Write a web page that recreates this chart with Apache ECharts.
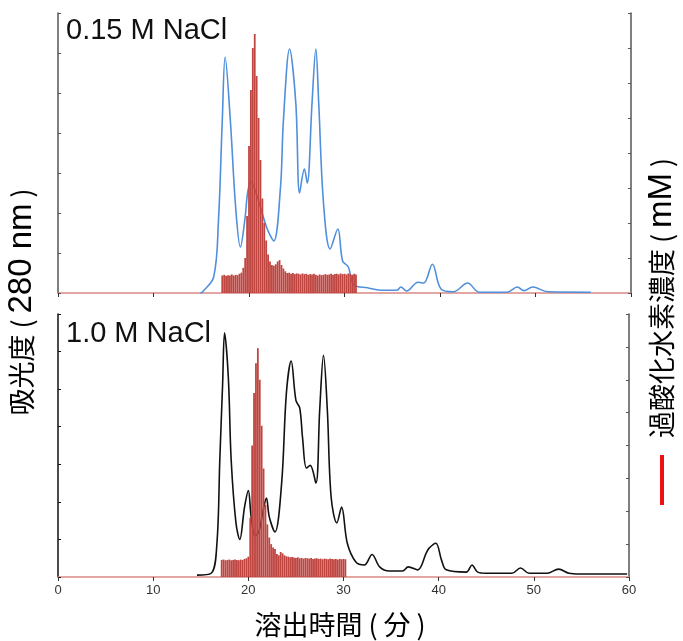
<!DOCTYPE html>
<html>
<head>
<meta charset="utf-8">
<script src="https://cdn.jsdelivr.net/npm/echarts@6/dist/echarts.min.js"></script>
<style>html,body{margin:0;padding:0;background:#fff}#c{width:683px;height:641px}</style>
</head>
<body>
<div id="c"></div>
<script>
// ---- Data ----
const xTicks = [0, 10, 20, 30, 40, 50, 60];

// Top panel (0.15 M NaCl) absorbance 280 nm (blue)
const topAbsTime  = [14.9, 15.1, 16.3, 16.8, 17.2, 17.5, 18.05, 18.6, 19.1, 19.6, 19.85, 20.2, 20.6, 21.0, 21.5, 22.0, 22.6, 23.3, 23.6, 24.25, 24.9, 25.3, 25.8, 26.1, 26.6, 27.0, 27.3, 27.8, 28.5, 29.3, 29.8, 30.4, 31.0, 32.4, 33.8, 35.5, 35.9, 36.5, 37.7, 38.3, 39.2, 40.1, 41.4, 42.9, 44.1, 47.0, 48.1, 48.8, 49.7, 51.3, 55.8];
const topAbsValue = [0.0, 0.02, 0.4, 1.8, 4.3, 5.9, 4.3, 2.15, 1.15, 1.9, 2.5, 2.8, 2.6, 2.3, 1.9, 1.55, 1.3, 2.65, 4.3, 6.1, 4.75, 2.5, 3.1, 2.75, 4.75, 6.1, 4.75, 2.25, 1.1, 1.6, 0.8, 0.65, 0.2, 0.13, 0.07, 0.07, 0.15, 0.05, 0.27, 0.25, 0.72, 0.1, 0.03, 0.25, 0.02, 0.02, 0.15, 0.06, 0.15, 0.03, 0.02];

// Top panel hydrogen peroxide (red bars)
const topH2O2Time  = [17.2, 17.4, 17.6, 17.8, 18.0, 18.2, 18.4, 18.6, 18.8, 19.0, 19.2, 19.4, 19.6, 19.8, 20.0, 20.2, 20.4, 20.6, 20.8, 21.0, 21.2, 21.4, 21.6, 21.8, 22.0, 22.2, 22.4, 22.6, 22.8, 23.0, 23.2, 23.4, 23.6, 23.8, 24.0, 24.2, 24.4, 24.6, 24.8, 25.0, 25.2, 25.4, 25.6, 25.8, 26.0, 26.2, 26.4, 26.6, 26.8, 27.0, 27.2, 27.4, 27.6, 27.8, 28.0, 28.2, 28.4, 28.6, 28.8, 29.0, 29.2, 29.4, 29.6, 29.8, 30.0, 30.2, 30.4, 30.6, 30.8, 31.0, 31.2];
const topH2O2Value = [0.50, 0.52, 0.49, 0.51, 0.50, 0.53, 0.50, 0.52, 0.51, 0.55, 0.58, 0.72, 1.00, 2.20, 4.20, 5.80, 7.00, 7.40, 6.20, 5.00, 3.80, 2.70, 2.00, 1.50, 1.10, 0.90, 0.80, 0.78, 0.82, 0.90, 0.94, 0.80, 0.70, 0.62, 0.57, 0.58, 0.55, 0.57, 0.54, 0.56, 0.55, 0.53, 0.56, 0.54, 0.55, 0.52, 0.54, 0.53, 0.55, 0.52, 0.50, 0.53, 0.51, 0.52, 0.54, 0.52, 0.53, 0.55, 0.52, 0.54, 0.55, 0.53, 0.56, 0.54, 0.55, 0.53, 0.56, 0.54, 0.52, 0.55, 0.53];

// Bottom panel (1.0 M NaCl) absorbance 280 nm (black)
const botAbsTime  = [14.6, 16.1, 16.7, 17.0, 17.3, 17.5, 17.9, 18.2, 18.7, 19.1, 19.6, 20.0, 20.3, 20.7, 21.1, 21.5, 21.9, 22.2, 22.8, 23.5, 24.0, 24.5, 25.0, 25.4, 25.7, 26.1, 26.5, 27.1, 27.5, 27.9, 28.3, 28.7, 29.3, 29.8, 30.4, 31.3, 32.2, 33.0, 33.8, 34.8, 36.2, 36.8, 37.8, 38.7, 39.0, 39.7, 40.3, 40.8, 42.9, 43.5, 44.1, 45.0, 47.7, 48.6, 49.5, 51.4, 52.6, 53.7, 54.8, 59.8];
const botAbsValue = [0.05, 0.1, 0.9, 3.1, 5.15, 6.5, 5.3, 3.1, 1.44, 1.0, 1.86, 2.3, 1.6, 1.1, 1.2, 1.7, 2.1, 1.6, 1.2, 2.5, 4.9, 5.75, 4.7, 4.5, 3.7, 2.9, 2.97, 2.5, 4.45, 5.9, 4.45, 2.13, 1.44, 1.86, 0.9, 0.4, 0.32, 0.6, 0.27, 0.16, 0.16, 0.27, 0.19, 0.64, 0.77, 0.9, 0.45, 0.19, 0.13, 0.32, 0.13, 0.1, 0.1, 0.24, 0.1, 0.1, 0.21, 0.1, 0.08, 0.08];

// Bottom panel hydrogen peroxide (red bars)
const botH2O2Time  = [17.2, 17.4, 17.6, 17.8, 18.0, 18.2, 18.4, 18.6, 18.8, 19.0, 19.2, 19.4, 19.6, 19.8, 20.0, 20.2, 20.4, 20.6, 20.8, 21.0, 21.2, 21.4, 21.6, 21.8, 22.0, 22.2, 22.4, 22.6, 22.8, 23.0, 23.2, 23.4, 23.6, 23.8, 24.0, 24.2, 24.4, 24.6, 24.8, 25.0, 25.2, 25.4, 25.6, 25.8, 26.0, 26.2, 26.4, 26.6, 26.8, 27.0, 27.2, 27.4, 27.6, 27.8, 28.0, 28.2, 28.4, 28.6, 28.8, 29.0, 29.2, 29.4, 29.6, 29.8, 30.0, 30.2];
const botH2O2Value = [0.52, 0.53, 0.51, 0.52, 0.53, 0.51, 0.52, 0.53, 0.52, 0.51, 0.53, 0.52, 0.55, 0.57, 0.62, 1.80, 4.00, 5.60, 6.50, 6.96, 6.00, 4.60, 3.30, 2.20, 1.60, 1.20, 1.00, 0.90, 0.85, 0.70, 0.66, 0.76, 0.72, 0.66, 0.63, 0.62, 0.60, 0.61, 0.59, 0.58, 0.60, 0.57, 0.58, 0.56, 0.58, 0.57, 0.56, 0.58, 0.55, 0.56, 0.57, 0.55, 0.56, 0.54, 0.56, 0.55, 0.54, 0.56, 0.55, 0.54, 0.55, 0.53, 0.55, 0.54, 0.55, 0.54];

const panelLabels = ['0.15 M NaCl', '1.0 M NaCl'];
// axis titles: [CJK part, unit part]
const xAxisName = ['溶出時間', '分'];
const leftAxisName = ['吸光度', '280 nm'];
const rightAxisName = ['過酸化水素濃度', 'mM'];

// ---- Chart ----
const pair = (a, b) => a.map((t, i) => [t, b[i]]);
const chart = echarts.init(document.getElementById('c'), null, {renderer: 'canvas'});
const cjk = '"Noto Sans CJK JP", "Noto Sans", sans-serif';
const latin = '"Liberation Sans", Arial, sans-serif';
const redAxis = '#d98a88';

const richStyles = {
  c: {fontFamily: cjk, fontSize: 27, color: '#111'},
  u: {fontFamily: latin, fontSize: 33, color: '#111'},
  uc: {fontFamily: cjk, fontSize: 27, color: '#111'},
  p: {fontFamily: cjk, fontSize: 27, color: '#111', width: 21, align: 'center'}
};
function titleText(parts, unitStyle) {
  return '{c|' + parts[0] + '}{p|(}{' + unitStyle + '|' + parts[1] + '}{p|)}';
}

function xAxisCfg(grid, showLabels) {
  return {
    type: 'value', gridIndex: grid, min: 0, max: 60, interval: 10,
    axisLine: {show: true, lineStyle: {color: redAxis, width: 1.5}},
    axisTick: {show: true, length: 4, lineStyle: {color: '#333'}},
    axisLabel: {show: showLabels, fontSize: 13, color: '#333', fontFamily: latin, margin: 7},
    splitLine: {show: false}
  };
}
function yAxisCfg(grid, pos, max, color) {
  return {
    type: 'value', gridIndex: grid, position: pos, min: 0, max: max, interval: 1,
    axisLine: {show: true, onZero: false, lineStyle: {color: color, width: 1.5}},
    axisTick: {show: true, inside: true, length: 3, lineStyle: {color: color}},
    axisLabel: {show: false},
    splitLine: {show: false}
  };
}

chart.setOption({
  animation: false,
  backgroundColor: '#fff',
  grid: [
    {left: 58, right: 52, top: 13, height: 280},
    {left: 58, right: 54, top: 314, height: 263}
  ],
  xAxis: [xAxisCfg(0, false), xAxisCfg(1, true)],
  yAxis: [
    yAxisCfg(0, 'left', 7, '#555'),
    yAxisCfg(0, 'right', 8, '#555'),
    yAxisCfg(1, 'left', 7, '#111'),
    yAxisCfg(1, 'right', 8, '#555')
  ],
  series: [
    {type: 'line', xAxisIndex: 0, yAxisIndex: 0, data: pair(topAbsTime, topAbsValue),
     smooth: 0.35, showSymbol: false, lineStyle: {color: '#4f8fdc', width: 1.6}, z: 2},
    {type: 'bar', xAxisIndex: 0, yAxisIndex: 1, data: pair(topH2O2Time, topH2O2Value),
     barWidth: 1.8, itemStyle: {color: '#bf4541'}, z: 3},
    {type: 'line', xAxisIndex: 1, yAxisIndex: 2, data: pair(botAbsTime, botAbsValue),
     smooth: 0.35, showSymbol: false, lineStyle: {color: '#111', width: 1.6}, z: 2},
    {type: 'bar', xAxisIndex: 1, yAxisIndex: 3, data: pair(botH2O2Time, botH2O2Value),
     barWidth: 1.8, itemStyle: {color: '#bf4541'}, z: 3}
  ],
  graphic: [
    {type: 'text', left: 66, top: 16, style: {text: panelLabels[0], font: '29px ' + latin, fill: '#111'}},
    {type: 'text', left: 66, top: 319, style: {text: panelLabels[1], font: '29px ' + latin, fill: '#111'}},
    {type: 'text', x: 343, y: 625, style: {text: titleText(xAxisName, 'uc'), rich: richStyles, align: 'center', verticalAlign: 'middle'}},
    {type: 'text', x: 22, y: 299, rotation: Math.PI / 2, style: {text: titleText(leftAxisName, 'u'), rich: richStyles, align: 'center', verticalAlign: 'middle'}},
    {type: 'text', x: 662, y: 295, rotation: Math.PI / 2, style: {text: titleText(rightAxisName, 'u'), rich: richStyles, align: 'center', verticalAlign: 'middle'}},
    {type: 'rect', shape: {x: 660, y: 455, width: 4, height: 50}, style: {fill: '#ee1111'}}
  ]
});
</script>
</body>
</html>
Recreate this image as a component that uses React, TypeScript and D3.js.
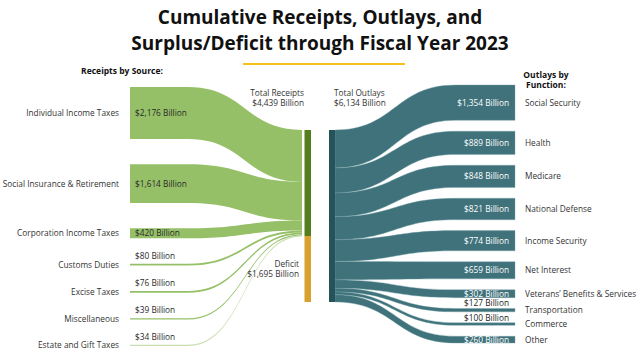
import React, { useEffect, useRef } from 'react';
import * as d3 from 'd3';

// data (billions of dollars)
const sources = ['Individual Income Taxes', 'Social Insurance & Retirement', 'Corporation Income Taxes', 'Customs Duties', 'Excise Taxes', 'Miscellaneous', 'Estate and Gift Taxes'];
const receipts = [2176, 1614, 420, 80, 76, 39, 34];
const functions = ['Social Security', 'Health', 'Medicare', 'National Defense', 'Income Security', 'Net Interest', 'Veterans’ Benefits & Services', 'Transportation', 'Commerce', 'Other'];
const outlays = [1354, 889, 848, 821, 774, 659, 302, 127, 100, 260];
const titleLines = ['Cumulative Receipts, Outlays, and', 'Surplus/Deficit through Fiscal Year 2023'];

const FONT = '"Open Sans", "DejaVu Sans", sans-serif';

// stack nodes vertically between top and bottom with even padding
function stack(values: number[], scale: (v: number) => number, top: number, bottom: number, minH: number) {
  const hs = values.map(v => Math.max(scale(v), minH));
  const pad = (bottom - top - d3.sum(hs)) / (values.length - 1);
  let y = top;
  return hs.map(h => {
    const n = { y0: y, y1: y + h, h };
    y += h + pad;
    return n;
  });
}

// ribbon: flat part from xa to xb, bezier from xb to xc (or the other way round)
function ribbon(xa: number, xb: number, xc: number, t0: number, b0: number, t1: number, b1: number, flatAtEnd = false) {
  const p = d3.path();
  if (!flatAtEnd) {
    const xm = (xb + xc) / 2;
    p.moveTo(xa, t0);
    p.lineTo(xb, t0);
    p.bezierCurveTo(xm, t0, xm, t1, xc, t1);
    p.lineTo(xc, b1);
    p.bezierCurveTo(xm, b1, xm, b0, xb, b0);
    p.lineTo(xa, b0);
  } else {
    const xm = (xa + xb) / 2;
    p.moveTo(xa, t0);
    p.bezierCurveTo(xm, t0, xm, t1, xb, t1);
    p.lineTo(xc, t1);
    p.lineTo(xc, b1);
    p.lineTo(xb, b1);
    p.bezierCurveTo(xm, b1, xm, b0, xa, b0);
  }
  p.closePath();
  return p.toString();
}

const SankeyChart = () => {
  const chartRef = useRef<SVGSVGElement>(null);

  useEffect(() => {
    const width = 640;
    const height = 353;
    const fmt = d3.format(',');
    const totalReceipts = d3.sum(receipts);
    const totalOutlays = d3.sum(outlays);
    const deficit = totalOutlays - totalReceipts;
    const fs = 8.3; // label font size

    const svg = d3.select(chartRef.current);
    svg.selectAll('*').remove();
    svg.attr('width', width).attr('height', height).style('font-family', FONT);

    // title
    svg.selectAll('text.title')
      .data(titleLines)
      .enter()
      .append('text')
      .attr('class', 'title')
      .attr('x', 320)
      .attr('y', (d, i) => 24 + i * 26)
      .attr('text-anchor', 'middle')
      .attr('font-size', 19)
      .attr('font-weight', 700)
      .attr('fill', '#111')
      .text(d => d);

    svg.append('rect').attr('x', 243).attr('y', 63).attr('width', 162).attr('height', 2).attr('fill', '#f5c21b');

    // scales for band thickness
    const barTop = 130;
    const yL = d3.scaleLinear().domain([0, totalReceipts]).range([0, 106]);
    const yR = d3.scaleLinear().domain([0, totalOutlays]).range([0, 172]);
    const yT = d3.scaleLinear().domain([0, totalOutlays]).range([0, 160]);

    // ---- receipts side ----
    const srcNodes = stack(receipts, yL, 87, 346, 1.2);
    let sinkY = barTop;
    const srcFlows = receipts.map((v, i) => {
      const n = srcNodes[i];
      const f = { t0: n.y0, b0: n.y1, t1: sinkY, b1: sinkY + n.h };
      sinkY += yL(v);
      return f;
    });

    svg.append('g')
      .selectAll('path')
      .data(srcFlows)
      .enter()
      .append('path')
      .attr('d', f => ribbon(130, 188, 302, f.t0, f.b0, f.t1, f.b1))
      .attr('fill', (d, i) => (i === receipts.length - 1 ? '#c9deb0' : '#95c067'));

    const greenEnd = barTop + yL(totalReceipts);
    const barBottom = barTop + yR(totalOutlays);
    svg.append('rect').attr('x', 304.5).attr('y', barTop).attr('width', 6.5).attr('height', greenEnd - barTop).attr('fill', '#557d1f');
    svg.append('rect').attr('x', 304.5).attr('y', greenEnd).attr('width', 6.5).attr('height', barBottom - greenEnd).attr('fill', '#d8a22f');

    const left = svg.append('g').attr('font-size', fs).attr('fill', '#333');
    left.selectAll('text.cat')
      .data(sources)
      .enter()
      .append('text')
      .attr('class', 'cat')
      .attr('x', 119)
      .attr('y', (d, i) => (srcNodes[i].y0 + srcNodes[i].y1) / 2)
      .attr('dy', '0.35em')
      .attr('text-anchor', 'end')
      .text(d => d);
    left.selectAll('text.val')
      .data(receipts)
      .enter()
      .append('text')
      .attr('class', 'val')
      .attr('x', 135)
      .attr('y', (d, i) => (srcNodes[i].h >= 8 ? (srcNodes[i].y0 + srcNodes[i].y1) / 2 : srcNodes[i].y0 - 8))
      .attr('dy', '0.35em')
      .attr('fill', '#2a2a2a')
      .text(d => `$${fmt(d)} Billion`);

    // ---- outlays side ----
    const tgtNodes = stack(outlays, yT, 85, 343, 2.5);
    let srcY = barTop;
    const outFlows = outlays.map((v, i) => {
      const n = tgtNodes[i];
      const f = { t0: srcY, b0: srcY + yR(v), t1: n.y0, b1: n.y1 };
      srcY += yR(v);
      return f;
    });

    svg.append('g')
      .selectAll('path')
      .data(outFlows)
      .enter()
      .append('path')
      .attr('d', f => ribbon(335, 455, 515, f.t0, f.b0, f.t1, f.b1, true))
      .attr('fill', '#3f727b')
      .attr('stroke', '#7aa3aa')
      .attr('stroke-width', 0.4);

    svg.append('rect').attr('x', 329).attr('y', barTop).attr('width', 6).attr('height', barBottom - barTop).attr('fill', '#26525a');

    const right = svg.append('g').attr('font-size', fs).attr('fill', '#333');
    right.selectAll('text.cat')
      .data(functions)
      .enter()
      .append('text')
      .attr('class', 'cat')
      .attr('x', 525)
      .attr('y', (d, i) => (tgtNodes[i].y0 + tgtNodes[i].y1) / 2)
      .attr('dy', '0.35em')
      .text(d => d);
    right.selectAll('text.val')
      .data(outlays)
      .enter()
      .append('text')
      .attr('class', 'val')
      .attr('x', 509)
      .attr('y', (d, i) => (tgtNodes[i].h >= 6 ? (tgtNodes[i].y0 + tgtNodes[i].y1) / 2 : tgtNodes[i].y0 - 5))
      .attr('dy', '0.35em')
      .attr('text-anchor', 'end')
      .attr('fill', (d, i) => (tgtNodes[i].h >= 6 ? '#fff' : '#222'))
      .text(d => `$${fmt(d)} Billion`);

    // ---- headings and totals ----
    const notes = svg.append('g').attr('font-size', fs).attr('fill', '#333');
    notes.append('text').attr('x', 122).attr('y', 74).attr('text-anchor', 'middle')
      .attr('font-weight', 700).attr('font-size', 8.5).attr('fill', '#111').text('Receipts by Source:');
    notes.append('text').attr('x', 546).attr('y', 78).attr('text-anchor', 'middle')
      .attr('font-weight', 700).attr('font-size', 8.5).attr('fill', '#111').text('Outlays by');
    notes.append('text').attr('x', 546).attr('y', 88).attr('text-anchor', 'middle')
      .attr('font-weight', 700).attr('font-size', 8.5).attr('fill', '#111').text('Function:');

    notes.append('text').attr('x', 304).attr('y', 96).attr('text-anchor', 'end').text('Total Receipts');
    notes.append('text').attr('x', 304).attr('y', 106).attr('text-anchor', 'end').text(`$${fmt(totalReceipts)} Billion`);
    notes.append('text').attr('x', 334).attr('y', 96).text('Total Outlays');
    notes.append('text').attr('x', 334).attr('y', 106).text(`$${fmt(totalOutlays)} Billion`);

    const defMid = (greenEnd + barBottom) / 2;
    notes.append('text').attr('x', 299).attr('y', defMid - 2).attr('text-anchor', 'end').text('Deficit');
    notes.append('text').attr('x', 299).attr('y', defMid + 8).attr('text-anchor', 'end').text(`$${fmt(deficit)} Billion`);

    return () => {
      d3.select(chartRef.current).selectAll('*').remove();
    };
  }, []);

  return <svg ref={chartRef} style={{ position: 'absolute', left: 0, top: 0, background: '#fff' }} />;
};

export default function App() {
  return <SankeyChart />;
}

══════

PROBLEM DESCRIPTION: Answer with one number: how many lines of the entries above include the word "that".

WRITTEN RESPONSE: 2